Abdennour Bouderbala est handicapé à cent pour cent, privé de l’usage de ses membres et de ses doigts. Totalement assisté par les siens, il ne peut ni manger ni boire seul. Depuis sa naissance son univers restait celui qu’on voulait bien lui montrait. En grandissant, c’est sur un fauteuil roulant qu’il repoussait à portée de vue ses horizons, uniquement .
À quoi peut penser ou rêver un handicapé? Où se réfugie-t-il lorsqu’il paraît absent? Où se projette-t-il quand il regarde un monde inaccessible? Mais, quel monde ? Le nôtre. avec des dimensions délimitées par nos simples sens?
Abdennour avait le sien, profond, inconcevable, pour nous.
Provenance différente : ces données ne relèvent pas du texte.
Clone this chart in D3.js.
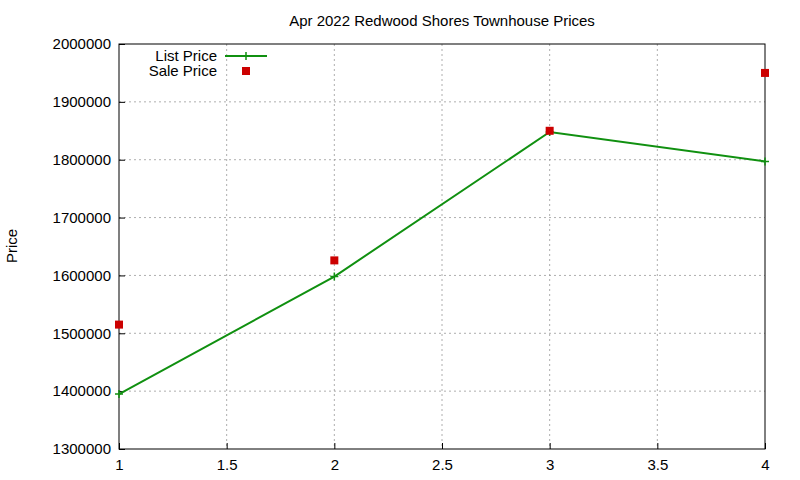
<!DOCTYPE html>
<html>
<head>
<meta charset="utf-8">
<script src="https://cdn.jsdelivr.net/npm/d3@7"></script>
<style>
  body { margin: 0; background: #fff; }
  text { font-family: "Liberation Sans", Arial, sans-serif; }
</style>
</head>
<body>
<script>
// data
const months = [1, 2, 3, 4];
const listPrice = [1395000, 1598000, 1848000, 1797000];
const salePrice = [1515000, 1626000, 1850000, 1950000];
const xTicks = [1, 1.5, 2, 2.5, 3, 3.5, 4];
const yTicks = [1300000, 1400000, 1500000, 1600000, 1700000, 1800000, 1900000, 2000000];

const W = 800, H = 480;
const m = { left: 119, right: 35, top: 44, bottom: 31 };

let svg = d3.select('body').append('svg')
    .attr('width', W)
    .attr('height', H);

let x = d3.scaleLinear().domain([1, 4]).range([m.left, W - m.right]);
let y = d3.scaleLinear().domain([1300000, 2000000]).range([H - m.bottom, m.top]);

// grid
svg.append('g').selectAll('line').data(xTicks.slice(1, -1)).join('line')
    .attr('x1', d => x(d)).attr('x2', d => x(d))
    .attr('y1', m.top).attr('y2', H - m.bottom)
    .attr('stroke', '#999').attr('stroke-dasharray', '2,3').attr('stroke-width', 0.8);
svg.append('g').selectAll('line').data(yTicks.slice(1, -1)).join('line')
    .attr('x1', m.left).attr('x2', W - m.right)
    .attr('y1', d => y(d)).attr('y2', d => y(d))
    .attr('stroke', '#999').attr('stroke-dasharray', '2,3').attr('stroke-width', 0.8);

// axes
let xAxis = svg.append('g')
    .attr('transform', `translate(0,${H - m.bottom})`)
    .call(d3.axisBottom(x).tickValues(xTicks).tickSize(-6).tickSizeOuter(0)
        .tickFormat(d3.format('~g')).tickPadding(10));
let yAxis = svg.append('g')
    .attr('transform', `translate(${m.left},0)`)
    .call(d3.axisLeft(y).tickValues(yTicks).tickSize(-6).tickSizeOuter(0).tickFormat(d3.format('d')).tickPadding(8));
[xAxis, yAxis].forEach(a => {
    a.selectAll('text').attr('font-size', 15).attr('fill', '#000')
        .style('font-family', '"Liberation Sans", Arial, sans-serif');
    a.select('.domain').remove();
});

svg.append('rect')
    .attr('x', m.left).attr('y', m.top)
    .attr('width', W - m.left - m.right).attr('height', H - m.top - m.bottom)
    .attr('fill', 'none').attr('stroke', '#000');

// title and label
svg.append('text').attr('x', (m.left + W - m.right) / 2).attr('y', 26)
    .attr('text-anchor', 'middle').attr('font-size', 15)
    .text('Apr 2022 Redwood Shores Townhouse Prices');
svg.append('text').attr('transform', 'translate(17,246) rotate(-90)')
    .attr('text-anchor', 'middle').attr('font-size', 15).text('Price');

// list price line
const green = '#109010';
svg.append('path')
    .datum(months.map((d, i) => [d, listPrice[i]]))
    .attr('fill', 'none').attr('stroke', green).attr('stroke-width', 2)
    .attr('d', d3.line().x(d => x(d[0])).y(d => y(d[1])));
let plus = (g, cx, cy) => g.append('path')
    .attr('d', `M${cx - 4},${cy}H${cx + 4}M${cx},${cy - 4}V${cy + 4}`)
    .attr('stroke', green).attr('stroke-width', 1.5);
months.forEach((d, i) => plus(svg, x(d), y(listPrice[i])));

// sale price points
const red = '#cc0000';
svg.append('g').selectAll('rect').data(months).join('rect')
    .attr('x', d => x(d) - 4).attr('y', (d, i) => y(salePrice[i]) - 4)
    .attr('width', 8).attr('height', 8).attr('fill', red);

// legend
svg.append('text').attr('x', 217).attr('y', 61).attr('text-anchor', 'end').attr('font-size', 15).text('List Price');
svg.append('line').attr('x1', 225).attr('x2', 267).attr('y1', 56).attr('y2', 56)
    .attr('stroke', green).attr('stroke-width', 2);
plus(svg, 246, 56);
svg.append('text').attr('x', 217).attr('y', 76).attr('text-anchor', 'end').attr('font-size', 15).text('Sale Price');
svg.append('rect').attr('x', 242).attr('y', 67).attr('width', 8).attr('height', 8).attr('fill', red);
</script>
</body>
</html>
Son univers demeure trop complexe, trop abstrait pour nos évidences.
Comment imaginer un instant que dans le cœur et l’esprit du petit garçon germait lentement, sûrement et sans faire de bruit, une mystérieuse force, une volonté ingénieuse?
Tout juste adolescent, il se réveilla avec une idée fixe, un seul désir vaincre l’infirmité motrice cérébrale qui ra vu naître et qui grandira indubitablement avec lui. « Prouver à ceux qui marchent, qui bougent et qui utilisent leurs mains pour écrire, pour manger et pour simplement gesticuler, que le pouvoir peut donner un coup de fouet à la volonté. »
Dans une insurrection de chocs d’émotions, la première création artistique est née sur un petit graffiti, gésine d’une passion latente qui attendait son heure pour le jaillissement d’un talent inné.
À sa vingtième année, Abdennour exorcise définitivement sa gêne pour la métamorphoser en une maturation de sensibilité.., et soudain, l’éclosion d’une esquisse, puis deux, trois, vingt ; autant de dessins qui précisent l’expression, qui interrogent les regards, qui interpellent les esprits.
Le début d’une aventure sans précédent pour une virtuosité mystérieuse qui se met en mouvement, brusquement Premières semences qui engendrent une débauche d’énergie canalisée dans le coup de crayon, sous la caresse d’un pinceau.
Abdennour dessine! Abdennour peint!
L’imagination intarissable, fertile, du jeune prodige s’offre violemment à nos yeux. Dorénavant, le dessin et la peinture vont habiter sa pensée, couler dans les veines de ses mains et ses doigts désobéissants. L’artiste passe des heures durant, des journées entières, assis par terre, bloquant sa main droite avec la gauche pour maîtriser et guider mystérieusement le jaillissement d’affectivité dans les éléments picturaux qu’il crée. Les œuvres se précisent, émanant de l’insondable esprit du jeune homme, puis prennent forme, au fil d’inconfortables heures ou mois de travail. Â même le sol, dans sa frénésie, il réinvente son univers intérieur dans les toiles qu’il dessine ou peint… Des dizaines de tableaux faits d’images, de symboles et de tons venues d’ailleurs, là où personne ne peut y aller… Le refuge secret de l’artiste.
Des peintures qui représentent possiblement des pulsions dont les arcanes resteront gardés jalousement par Abdenour, et qu’il ne sert à rien de percer.
Quand le caché se peint, l’œuvre est déconcertante!